Pour la première fois depuis longtemps, nous voyons ainsi plus de créations d’emplois avec des salaires intermédiaires que d’emplois correspondant à des salaires élevés ou faibles. Bien sûr, il est trop tôt pour en déduire que l’affaiblissement de la classe moyenne est achevé, mais la tendance semble se mettre en place, en liaison avec plus de formation, notamment dans les industries de services : distribution, restaurants, hôtels et santé.

Tout passe donc par la formation et la motivation. La situation s’améliore ailleurs. Il faut voir devant et non derrière, pour les Etats-Unis et plus encore pour nous. Ce n’est évidemment pas un vœu pieux !

Philippe Waechter : Comme je l'évoquais à la première question, de nombreux travaux ont mis en avant cette idée de polarisation au sein de la société américaine. On peut voir aussi en politique une polarisation plus marquée. Cela a souvent été mis en avant dans la campagne présidentielle actuelle.

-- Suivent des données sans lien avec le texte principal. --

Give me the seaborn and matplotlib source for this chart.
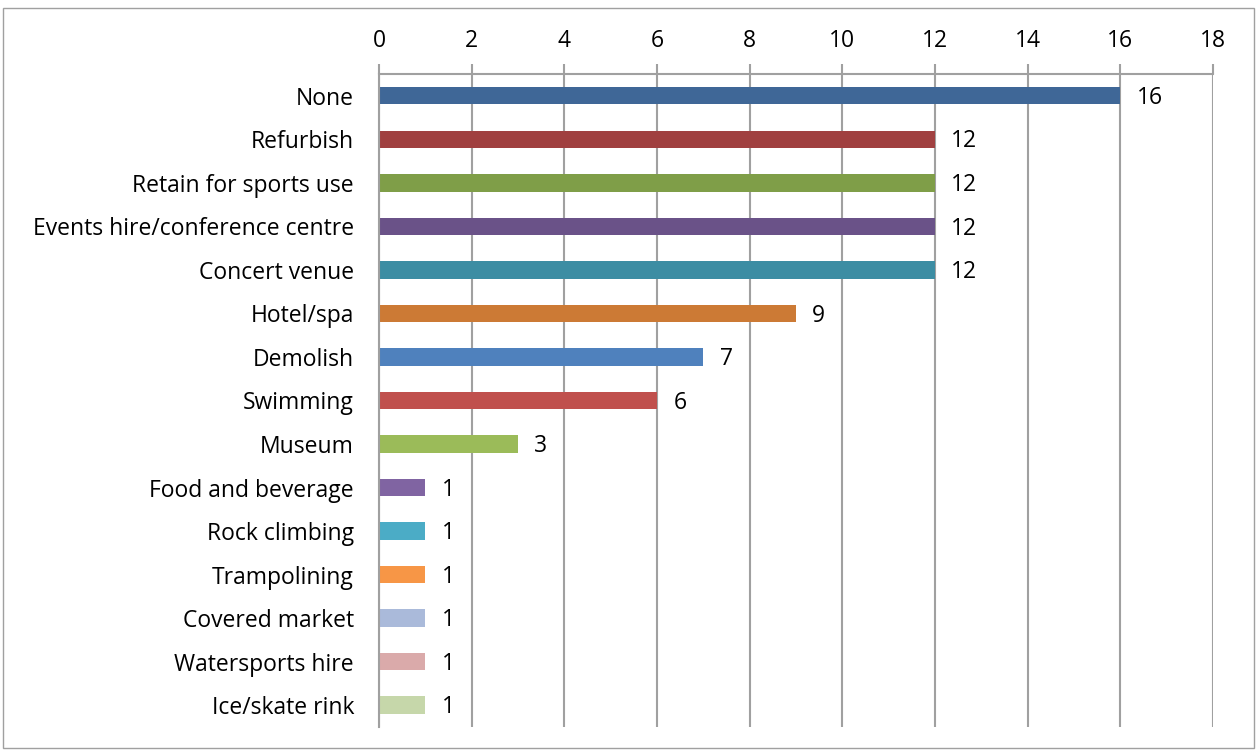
import matplotlib
matplotlib.use("Agg")
import matplotlib.pyplot as plt
import seaborn as sns
import pandas as pd
from matplotlib.patches import Rectangle

# data
categories = ["None", "Refurbish", "Retain for sports use", "Events hire/conference centre",
              "Concert venue", "Hotel/spa", "Demolish", "Swimming", "Museum",
              "Food and beverage", "Rock climbing", "Trampolining", "Covered market",
              "Watersports hire", "Ice/skate rink"]
counts = [16, 12, 12, 12, 12, 9, 7, 6, 3, 1, 1, 1, 1, 1, 1]
colors = ["#3F6797", "#A04040", "#7F9E48", "#6A5288", "#3C8DA3", "#CC7A35",
          "#4F81BD", "#C0504D", "#9BBB59", "#8064A2", "#4BACC6", "#F79646",
          "#AABADA", "#DAAAAA", "#C6D7AA"]
x_ticks = list(range(0, 19, 2))

df = pd.DataFrame({"category": categories, "count": counts})

sns.set_style("white")
plt.rcParams["font.family"] = ["Open Sans", "DejaVu Sans"]
plt.rcParams["text.color"] = "black"

fig = plt.figure(figsize=(12.58, 7.51), dpi=100)
ax = fig.add_axes([0.3013, 0.032, 0.6630, 0.8695])

sns.barplot(data=df, x="count", y="category", hue="category", palette=colors,
            orient="h", width=0.4, legend=False, ax=ax, saturation=1, linewidth=0)

ax.set_xlim(0, 18)
ax.set_xticks(x_ticks)
ax.set_ylim(len(categories) - 0.5, -0.5)
ax.xaxis.tick_top()
ax.grid(axis="x", color="#A0A0A0", linewidth=1.5)
ax.set_axisbelow(True)
ax.set_xlabel("")
ax.set_ylabel("")

# category boundary ticks on the left
ax.set_yticks([i - 0.5 for i in range(len(categories) + 1)], minor=True)
ax.tick_params(axis="y", which="major", length=0, labelsize=16.5, pad=18, labelcolor="black")
ax.tick_params(axis="y", which="minor", length=7, color="#A0A0A0", width=1.5, direction="out")
ax.tick_params(axis="x", which="major", length=7, color="#A0A0A0", width=1.5,
               labelsize=16.5, pad=8, direction="out", labelcolor="black")

for side in ["right", "bottom"]:
    ax.spines[side].set_visible(False)
for side in ["top", "left"]:
    ax.spines[side].set_color("#A0A0A0")
    ax.spines[side].set_linewidth(1.5)

# data labels
for i, v in enumerate(counts):
    ax.text(v + 0.35, i + 0.05, str(v), va="center", ha="left", fontsize=16.5, color="black")

# chart border
fig.patches.append(Rectangle((0.002, 0.004), 0.995, 0.985, transform=fig.transFigure,
                             fill=False, edgecolor="#A0A0A0", linewidth=1))

fig.savefig("out.png", dpi=100)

Parmi les points qui peuvent expliquer ce phénomène sur les revenus, il me semble que les développements de l'économie mondiale ne sont pas neutres. David Autor du MIT met en avant l'impact négatif fort et persistant du choc chinois sur le marché du travail américain et notamment sur les gens peu et moyennement qualifiés. Il me semble difficile de faire machine arrière sauf à se barricader derrière des frontières au risque de se renfermer sur soi et de ne plus être capable de participer à la dynamique globale notamment sur les innovations qui y sont associés (pas seulement sur l'industrie mais aussi sur la santé ou les progrès récents sont phénoménaux mais dont l'origine n'est pas forcément française ou européenne). Le retour en arrière n'est jamais bonne conseillère et c'est pour cela qu'il faut adapter notre économie à ce nouvel environnement car on ne fera pas reculer les chinois et les indiens. A nous, dans les pays développés de développer nos propres capacités dans ce monde ouvert. Il est là le challenge. Il faut s'appuyer sur l'éducation et l'investissement pour gagner en autonomie et être ainsi capable de participer à la dynamique globale. C'est un défi redoutable car il oblige à se remettre en question. Et ne pas le faire, c'est accepter que le monde se développe et croisse sans nous les européens. Ce serait dommage.